■ **GOAL**
Count every line of these entries that holds the word "this", and reply with the number only.
******************************
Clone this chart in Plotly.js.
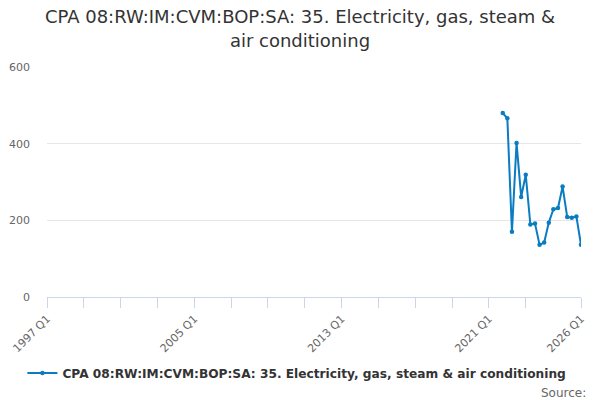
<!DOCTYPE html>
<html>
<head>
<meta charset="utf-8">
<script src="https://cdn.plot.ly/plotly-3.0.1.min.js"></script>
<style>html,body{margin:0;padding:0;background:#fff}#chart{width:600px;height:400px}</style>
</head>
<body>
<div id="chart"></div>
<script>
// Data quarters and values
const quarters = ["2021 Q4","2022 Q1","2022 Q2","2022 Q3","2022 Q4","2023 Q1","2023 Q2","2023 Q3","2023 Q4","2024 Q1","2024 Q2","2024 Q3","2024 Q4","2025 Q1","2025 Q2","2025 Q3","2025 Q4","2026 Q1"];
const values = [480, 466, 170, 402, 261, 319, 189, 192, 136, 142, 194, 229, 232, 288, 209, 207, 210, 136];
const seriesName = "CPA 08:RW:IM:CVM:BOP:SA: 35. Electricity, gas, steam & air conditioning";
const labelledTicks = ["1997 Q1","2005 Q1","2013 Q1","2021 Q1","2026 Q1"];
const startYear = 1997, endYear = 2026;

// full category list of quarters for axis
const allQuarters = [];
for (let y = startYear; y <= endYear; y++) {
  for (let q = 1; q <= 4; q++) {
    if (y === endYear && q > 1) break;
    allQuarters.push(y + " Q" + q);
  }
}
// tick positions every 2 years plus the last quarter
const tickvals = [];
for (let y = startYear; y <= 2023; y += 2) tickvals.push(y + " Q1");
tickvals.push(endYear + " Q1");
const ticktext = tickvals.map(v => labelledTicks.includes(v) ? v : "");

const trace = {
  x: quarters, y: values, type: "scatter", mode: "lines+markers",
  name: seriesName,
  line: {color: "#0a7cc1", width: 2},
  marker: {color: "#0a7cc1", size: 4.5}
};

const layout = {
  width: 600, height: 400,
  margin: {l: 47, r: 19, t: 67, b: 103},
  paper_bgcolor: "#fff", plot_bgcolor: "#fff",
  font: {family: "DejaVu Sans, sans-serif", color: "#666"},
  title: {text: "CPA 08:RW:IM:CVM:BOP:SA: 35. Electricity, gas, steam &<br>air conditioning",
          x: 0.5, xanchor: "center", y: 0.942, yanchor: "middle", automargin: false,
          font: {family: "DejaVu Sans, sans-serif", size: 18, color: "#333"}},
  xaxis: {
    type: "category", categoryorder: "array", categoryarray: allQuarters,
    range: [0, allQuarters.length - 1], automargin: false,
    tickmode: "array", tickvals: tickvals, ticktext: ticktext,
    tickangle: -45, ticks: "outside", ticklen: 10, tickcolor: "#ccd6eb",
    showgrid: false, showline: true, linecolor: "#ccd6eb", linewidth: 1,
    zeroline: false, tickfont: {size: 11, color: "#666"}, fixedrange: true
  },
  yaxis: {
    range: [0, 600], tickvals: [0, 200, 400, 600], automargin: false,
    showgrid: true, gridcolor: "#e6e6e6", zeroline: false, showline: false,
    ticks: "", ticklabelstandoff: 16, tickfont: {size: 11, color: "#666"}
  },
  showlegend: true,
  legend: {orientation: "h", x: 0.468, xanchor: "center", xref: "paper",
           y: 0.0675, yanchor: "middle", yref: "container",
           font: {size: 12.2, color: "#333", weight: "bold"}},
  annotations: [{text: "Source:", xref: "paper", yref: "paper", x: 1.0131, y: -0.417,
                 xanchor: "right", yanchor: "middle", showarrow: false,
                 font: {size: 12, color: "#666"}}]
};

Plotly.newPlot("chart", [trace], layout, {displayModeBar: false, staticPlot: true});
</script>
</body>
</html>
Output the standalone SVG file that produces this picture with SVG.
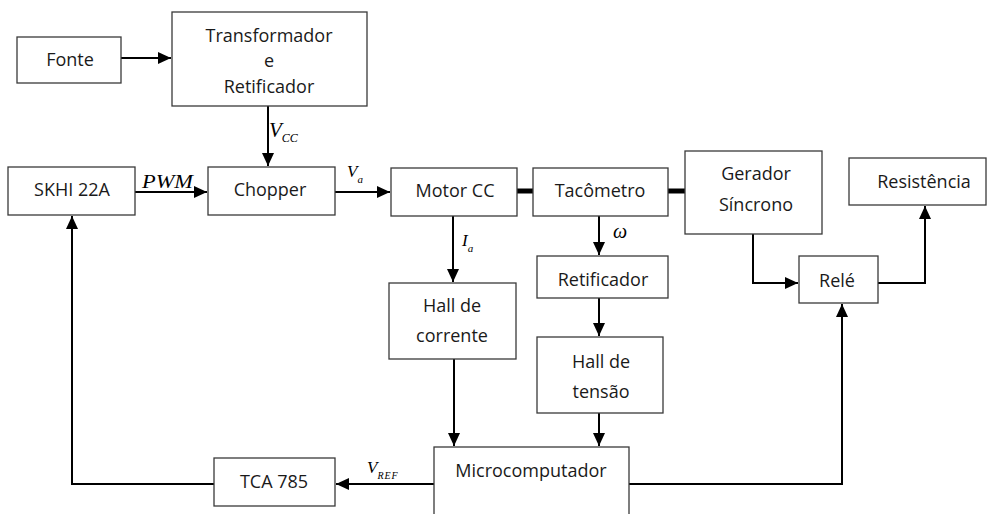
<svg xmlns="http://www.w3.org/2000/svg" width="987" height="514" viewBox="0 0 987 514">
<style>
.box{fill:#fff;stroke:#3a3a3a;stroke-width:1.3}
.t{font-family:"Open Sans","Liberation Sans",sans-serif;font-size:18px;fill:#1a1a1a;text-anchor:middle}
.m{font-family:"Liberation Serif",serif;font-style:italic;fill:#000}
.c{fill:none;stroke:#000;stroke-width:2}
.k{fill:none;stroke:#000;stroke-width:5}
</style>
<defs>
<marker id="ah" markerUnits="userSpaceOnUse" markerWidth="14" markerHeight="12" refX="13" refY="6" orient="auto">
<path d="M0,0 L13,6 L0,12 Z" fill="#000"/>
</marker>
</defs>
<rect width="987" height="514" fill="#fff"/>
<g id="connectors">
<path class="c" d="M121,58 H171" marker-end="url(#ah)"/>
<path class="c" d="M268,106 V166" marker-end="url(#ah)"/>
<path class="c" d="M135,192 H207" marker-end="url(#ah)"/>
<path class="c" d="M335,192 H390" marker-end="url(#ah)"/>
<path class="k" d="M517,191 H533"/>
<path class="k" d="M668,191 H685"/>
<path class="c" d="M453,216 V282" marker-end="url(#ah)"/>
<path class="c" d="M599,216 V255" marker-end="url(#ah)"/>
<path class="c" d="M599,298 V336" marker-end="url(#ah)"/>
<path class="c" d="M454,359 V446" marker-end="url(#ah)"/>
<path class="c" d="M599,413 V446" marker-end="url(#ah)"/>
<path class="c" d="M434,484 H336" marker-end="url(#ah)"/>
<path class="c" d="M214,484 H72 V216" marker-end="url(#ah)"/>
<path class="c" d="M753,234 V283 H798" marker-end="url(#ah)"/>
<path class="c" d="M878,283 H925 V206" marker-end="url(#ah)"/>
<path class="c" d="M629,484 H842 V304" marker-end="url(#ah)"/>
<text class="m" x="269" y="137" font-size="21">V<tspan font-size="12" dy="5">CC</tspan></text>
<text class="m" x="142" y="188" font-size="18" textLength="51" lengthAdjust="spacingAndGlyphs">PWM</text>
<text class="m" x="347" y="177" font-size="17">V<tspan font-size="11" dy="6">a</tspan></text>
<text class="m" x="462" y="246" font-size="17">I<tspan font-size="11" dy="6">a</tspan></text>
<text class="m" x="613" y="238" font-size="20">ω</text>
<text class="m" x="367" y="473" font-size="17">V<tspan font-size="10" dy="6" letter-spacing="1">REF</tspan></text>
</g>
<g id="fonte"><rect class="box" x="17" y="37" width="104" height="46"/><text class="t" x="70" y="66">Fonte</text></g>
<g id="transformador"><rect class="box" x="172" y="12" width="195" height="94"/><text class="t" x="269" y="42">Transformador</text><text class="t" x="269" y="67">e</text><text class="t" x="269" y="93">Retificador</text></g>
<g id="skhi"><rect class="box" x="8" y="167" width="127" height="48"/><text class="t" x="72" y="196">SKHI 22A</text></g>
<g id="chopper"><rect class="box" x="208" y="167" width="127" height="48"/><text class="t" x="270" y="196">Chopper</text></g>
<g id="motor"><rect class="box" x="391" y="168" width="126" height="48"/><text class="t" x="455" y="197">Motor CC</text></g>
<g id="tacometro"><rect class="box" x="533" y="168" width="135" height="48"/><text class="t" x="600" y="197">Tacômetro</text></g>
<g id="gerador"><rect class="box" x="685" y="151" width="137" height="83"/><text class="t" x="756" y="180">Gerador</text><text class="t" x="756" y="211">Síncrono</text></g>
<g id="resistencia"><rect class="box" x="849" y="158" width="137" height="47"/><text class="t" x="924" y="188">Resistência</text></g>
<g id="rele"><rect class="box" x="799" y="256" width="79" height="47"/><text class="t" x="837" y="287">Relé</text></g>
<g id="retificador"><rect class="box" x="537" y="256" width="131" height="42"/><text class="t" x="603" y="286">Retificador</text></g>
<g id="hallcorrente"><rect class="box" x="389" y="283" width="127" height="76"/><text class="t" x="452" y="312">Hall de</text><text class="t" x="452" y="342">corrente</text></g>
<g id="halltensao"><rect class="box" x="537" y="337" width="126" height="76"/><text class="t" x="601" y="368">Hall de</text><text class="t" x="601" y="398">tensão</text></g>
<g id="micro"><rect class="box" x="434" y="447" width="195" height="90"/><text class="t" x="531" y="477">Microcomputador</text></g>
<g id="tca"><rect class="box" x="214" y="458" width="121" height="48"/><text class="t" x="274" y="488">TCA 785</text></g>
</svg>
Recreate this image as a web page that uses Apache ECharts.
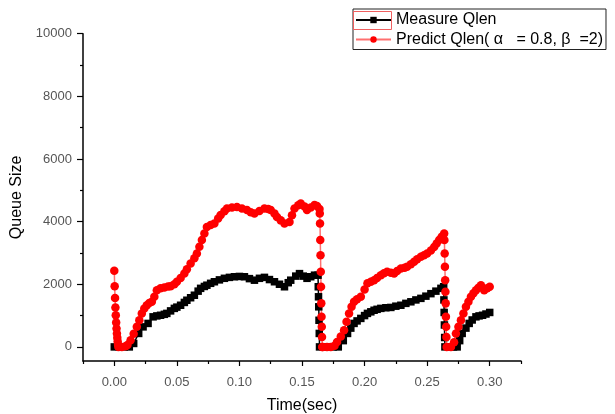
******************************
■ **THE ANSWER**
3